What i am noticing more an more with respects to the law is that determination of intent it the sole responsibility of the accuser. That is the actual intent of the accused is dismissed, they are then left to disprove a negative.


----------



## allthatwhichis (Aug 22, 2007)

Here is a very good article on laser and aviation safety located on the Pangolin site. :wave:


----------



## silthdraeth (Aug 22, 2007)

In the video they verbally say class 3 laser. So no a class 3 is not going to go 1000 miles, unless perhaps it is in a vacuum.


----------



## comozo (Aug 22, 2007)

silthdraeth said:


> In the video they verbally say class 3 laser. So no a class 3 is not going to go 1000 miles, unless perhaps it is in a vacuum.



Wanna bet 
http://www.lasercomms.org.uk/76km.htm


----------



## Patriot (Aug 23, 2007)

Any idiot who aims a green laser intentionally at an aircraft ought to be arrested. My only concern is how is that to be determined? I can just see a police helicopter noticing your green laser in the air and the next thing you know you're getting arrested. You could say that the laser wasn't even pointed in their direction and it would be your word against theirs. Geeez....I wonder who would win that? If your green laser is ever pointed skyward, how does the occational user or enthusiast protect himself from eronious claims? Kinda scary.


----------



## luvlasers (Aug 24, 2007)

Laser pointers and portable lasers have been misrepresented because of all those fools who have shone them at aircraft. There has also been a lot of hype created by the media who thrive on the sensationalism. The result is the average Joe on the street honestly beleives that a laser pointer can easily bring down an aircraft.

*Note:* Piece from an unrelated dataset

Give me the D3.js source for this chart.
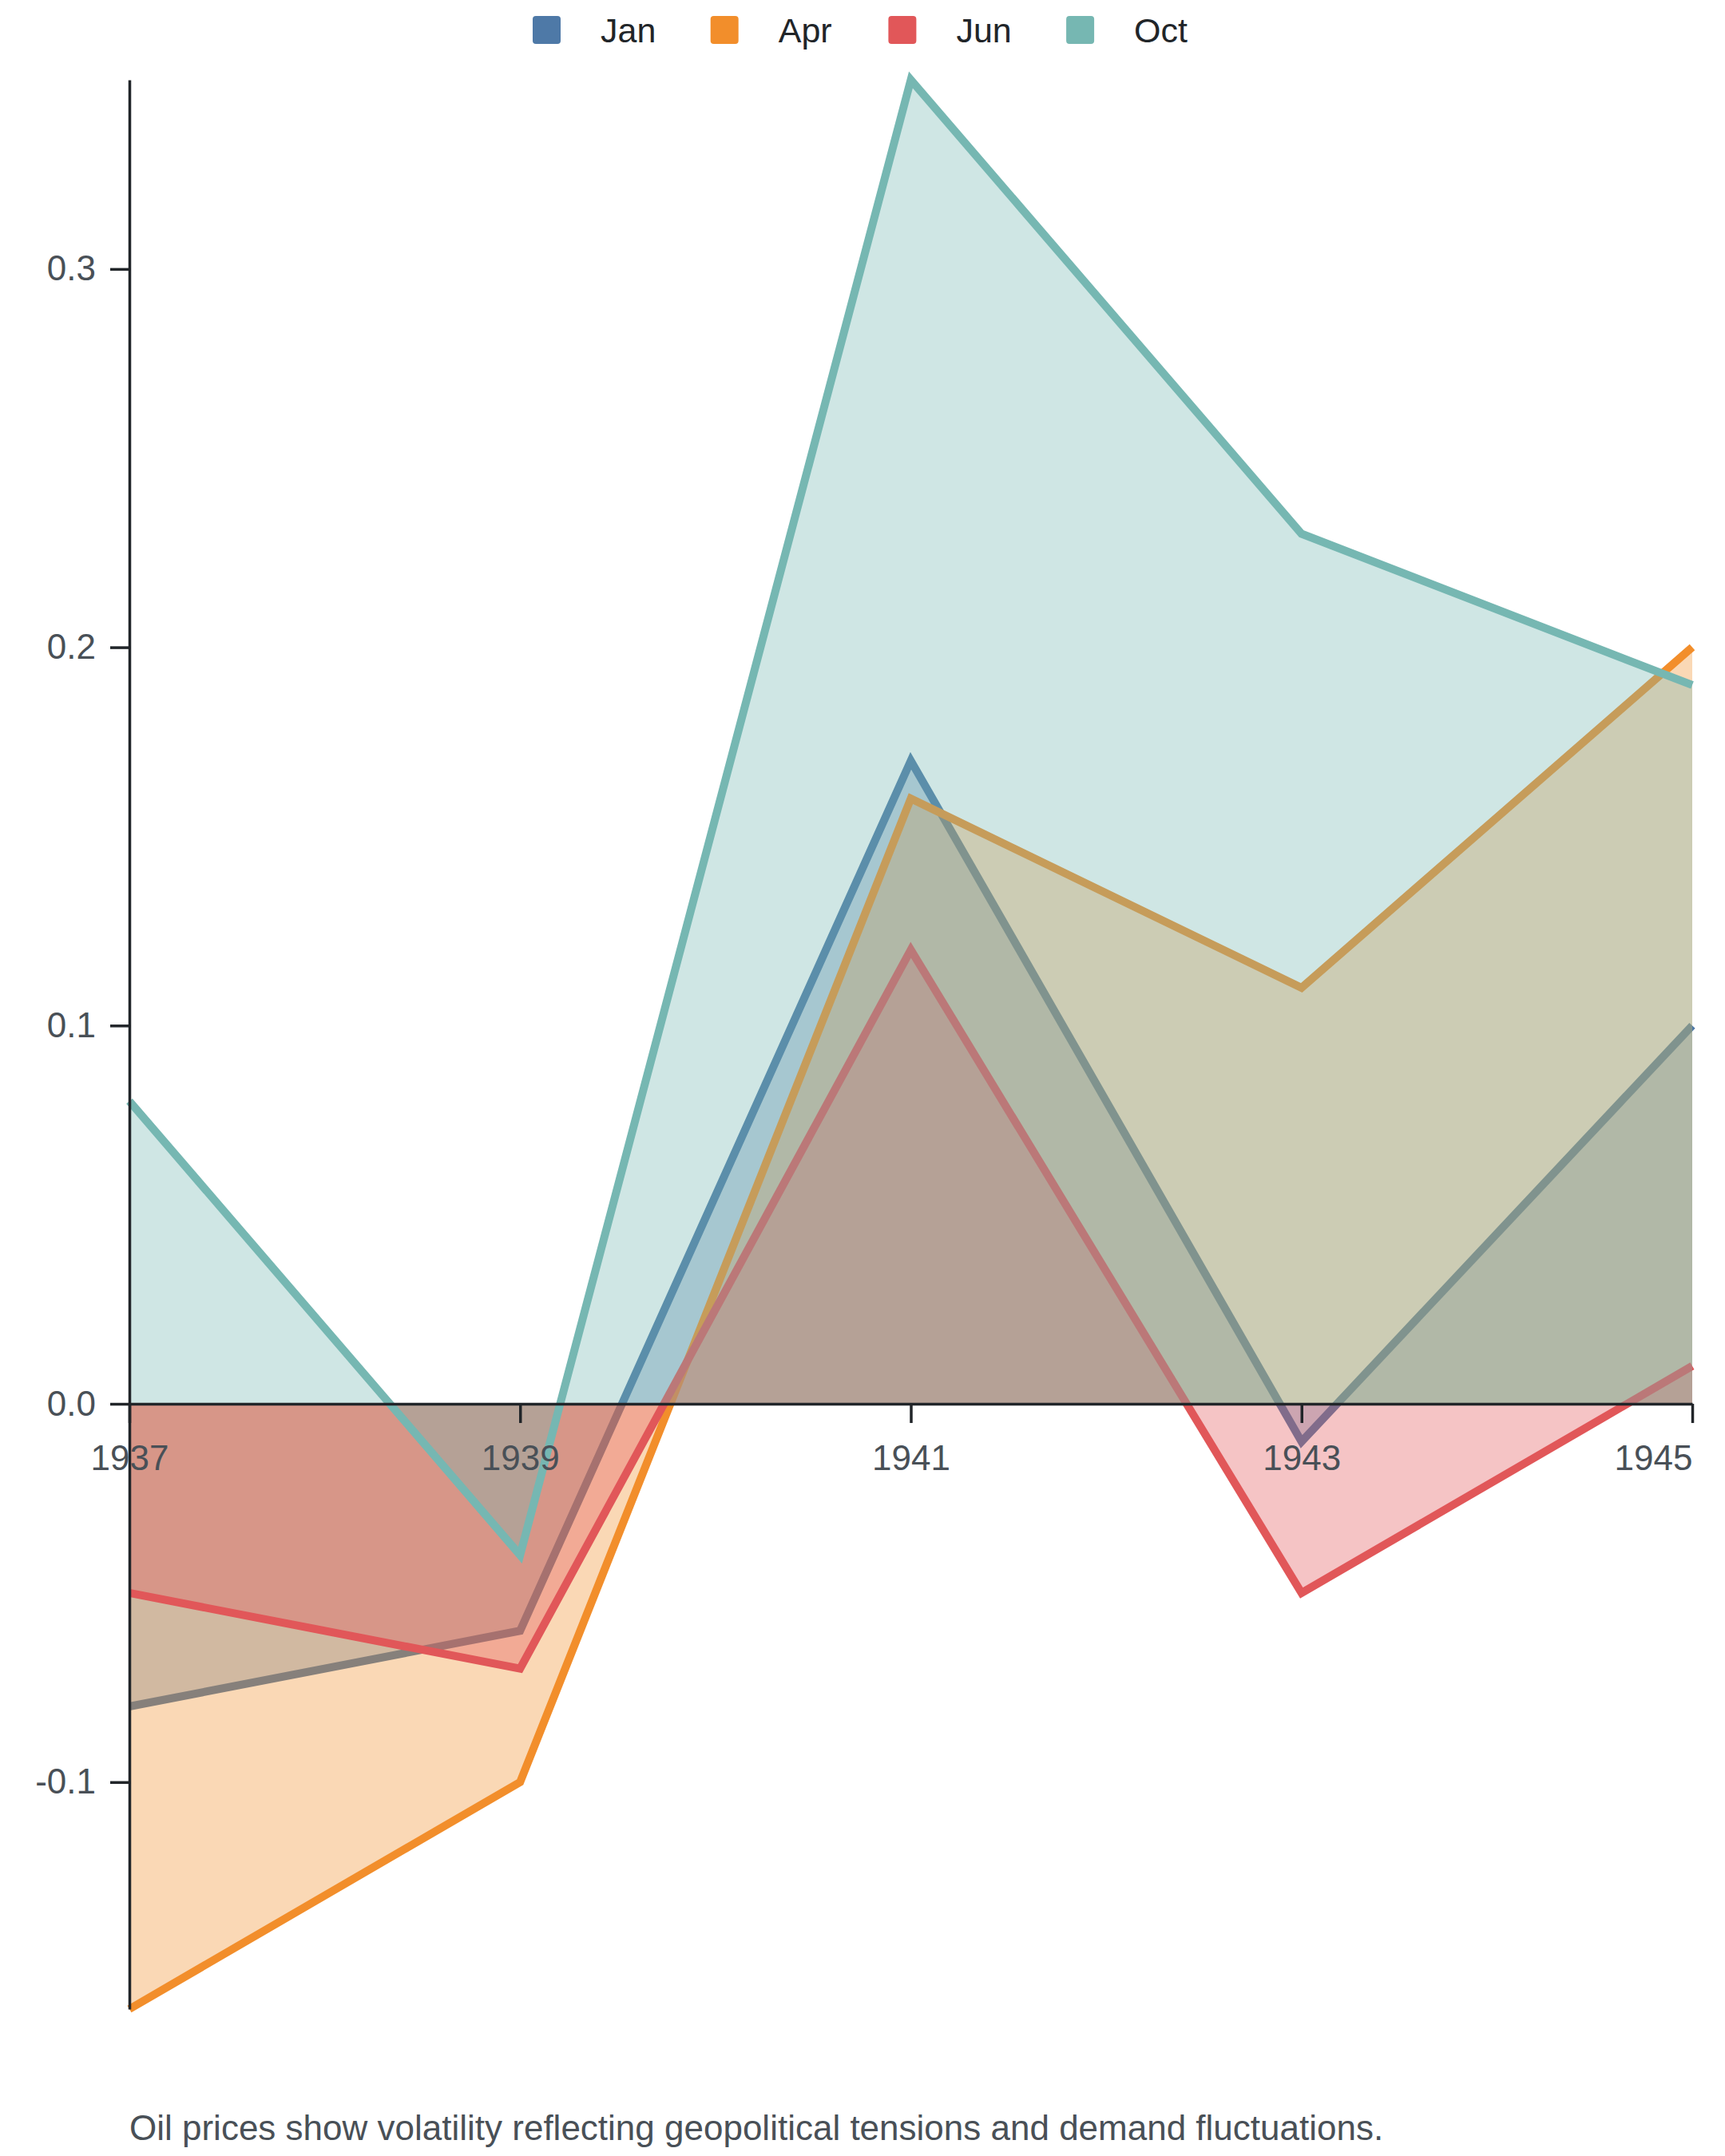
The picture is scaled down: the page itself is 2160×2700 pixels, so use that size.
<!DOCTYPE html>
<html>
<head>
<meta charset="utf-8">
<script src="https://cdn.jsdelivr.net/npm/d3@7"></script>
<style>
  html, body { margin: 0; padding: 0; background: #fff; }
  svg { display: block; font-family: "Liberation Sans", Arial, sans-serif; }
</style>
</head>
<body>
<div id="chart"></div>
<script>
// data
const years = [1937, 1939, 1941, 1943, 1945];
const seriesNames = ["Jan", "Apr", "Jun", "Oct"];
const janValues = [-0.08, -0.06, 0.17, -0.01, 0.10];
const aprValues = [-0.16, -0.10, 0.16, 0.11, 0.20];
const junValues = [-0.05, -0.07, 0.12, -0.05, 0.01];
const octValues = [0.08, -0.04, 0.35, 0.23, 0.19];
const seriesColors = ["#4e79a7", "#f28e2b", "#e15759", "#76b7b2"];
const yTickValues = [-0.1, 0.0, 0.1, 0.2, 0.3];
const caption = "Oil prices show volatility reflecting geopolitical tensions and demand fluctuations.";

const W = 2160, H = 2700;
const margin = { top: 100, right: 41, bottom: 184, left: 162 };

const series = seriesNames.map((name, i) => ({
  name: name,
  color: seriesColors[i],
  values: [janValues, aprValues, junValues, octValues][i].map((v, j) => [years[j], v])
}));

const svg = d3.select("#chart").append("svg")
  .attr("width", W)
  .attr("height", H);

const x = d3.scaleLinear()
  .domain(d3.extent(years))
  .range([margin.left, W - margin.right]);

const allVals = series.flatMap(s => s.values.map(d => d[1]));
const y = d3.scaleLinear()
  .domain([d3.min(allVals), d3.max(allVals)])
  .range([H - margin.bottom, margin.top]);

const area = d3.area()
  .x(d => x(d[0]))
  .y0(y(0))
  .y1(d => y(d[1]));

const line = d3.line()
  .x(d => x(d[0]))
  .y(d => y(d[1]));

// area then line per series, so later fills tint earlier lines
series.forEach(s => {
  svg.append("path")
    .datum(s.values)
    .attr("d", area)
    .attr("fill", s.color)
    .attr("fill-opacity", 0.35);
  svg.append("path")
    .datum(s.values)
    .attr("d", line)
    .attr("fill", "none")
    .attr("stroke", s.color)
    .attr("stroke-width", 10);
});

// plain hyphen for negatives, like the reference
const fmt = d => d3.format(".1f")(d).replace("\u2212", "-");

// y axis
const yAxis = svg.append("g")
  .attr("transform", `translate(${margin.left},0)`)
  .call(d3.axisLeft(y).tickValues(yTickValues).tickFormat(fmt).tickSize(24).tickSizeOuter(0).tickPadding(18));

// x axis sits on zero
const xAxis = svg.append("g")
  .attr("transform", `translate(0,${y(0)})`)
  .call(d3.axisBottom(x).tickValues(years).tickFormat(d3.format("d")).tickSize(24).tickSizeOuter(0).tickPadding(28));

[yAxis, xAxis].forEach(g => {
  g.select(".domain").attr("stroke", "#212529").attr("stroke-width", 3.5);
  g.selectAll(".tick line").attr("stroke", "#212529").attr("stroke-width", 3.5);
  g.selectAll(".tick text")
    .attr("fill", "#495057")
    .style("font-size", "44px");
});
// keep the last year label inside the frame
xAxis.selectAll(".tick text")
  .filter(d => d === years[years.length - 1])
  .attr("text-anchor", "end");

// legend
const legendStep = 222.7;
const legendLeft = 667;
const legend = svg.append("g").attr("transform", `translate(${legendLeft},20)`);
const items = legend.selectAll("g")
  .data(series)
  .join("g")
  .attr("transform", (d, i) => `translate(${i * legendStep},0)`);
items.append("rect")
  .attr("width", 35)
  .attr("height", 35)
  .attr("rx", 4)
  .attr("fill", d => d.color);
items.append("text")
  .attr("x", 85)
  .attr("y", 17.5)
  .attr("dy", "0.35em")
  .attr("fill", "#212529")
  .style("font-size", "43px")
  .text(d => d.name);

// caption
svg.append("text")
  .attr("x", margin.left)
  .attr("y", 2680)
  .attr("fill", "#495057")
  .style("font-size", "44px")
  .text(caption);
</script>
</body>
</html>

Politicians catch onto this, start formulating policies and making laws (to win votes) that have no bearing on reality. It is a stupid chain of events that makes lasers more difficult to use for enthusiasts.

The solution for this problem as for so many other problems is education.

Rant over


----------



## jhosaki (Aug 24, 2007)

comozo said:


> Wanna bet
> http://www.lasercomms.org.uk/76km.htm


 
Umm.. By my calculations, the difference between 76 km and 1000 miles (1609 km) is a very noticeable 1533 km. The idea that something which is possible at 76km is equally possible at 1609 km is just silly.

As an example, go ride your bike for 76 km without drinking any water. It will take you about 4 hours if you ride hard and you will be dehydrated. Then, continue riding your bike for another 1533 km without stopping for water. It will take 76 hours (assuming 20km/h speed) and you will be dead. There is a big difference between 76 and 1600. Lasers do not go 1000 miles on the planet earth, only in space.


----------



## Ashton (Aug 24, 2007)

I think this is a mossconception from some overly-educated idiot. according to the laws of physics, yes, a laser can go 1,000 miles, a laser will, in theory, travel to infinity. However, this is with NO atmosphere (vacume), and with perfect optics (impossible with today's technology).

It's getting to the point that people are once again, as somone on another site said, equating "laser" with "death ray" and because there is no massive advocacy group like the NRA for lasers, they will eventually be made illegal. Same type deal as with marajuana; it's acctually LESS DANGEROUS and LESS ADDICTIVE than tabacco or liquer, but nobody advocated it, so it was banned (little more to that story, but the premis is the same)

Dissinformation is much easier to spread than truth, because the news like dirty laundry. If you had given them a news story, where some kid with a laser had somehoe used it to stop a crime, it owuld ahve gotten the little 1-minute segment after sports for "feel good news" that most people have already turned off their TVs by the time it comes on.


----------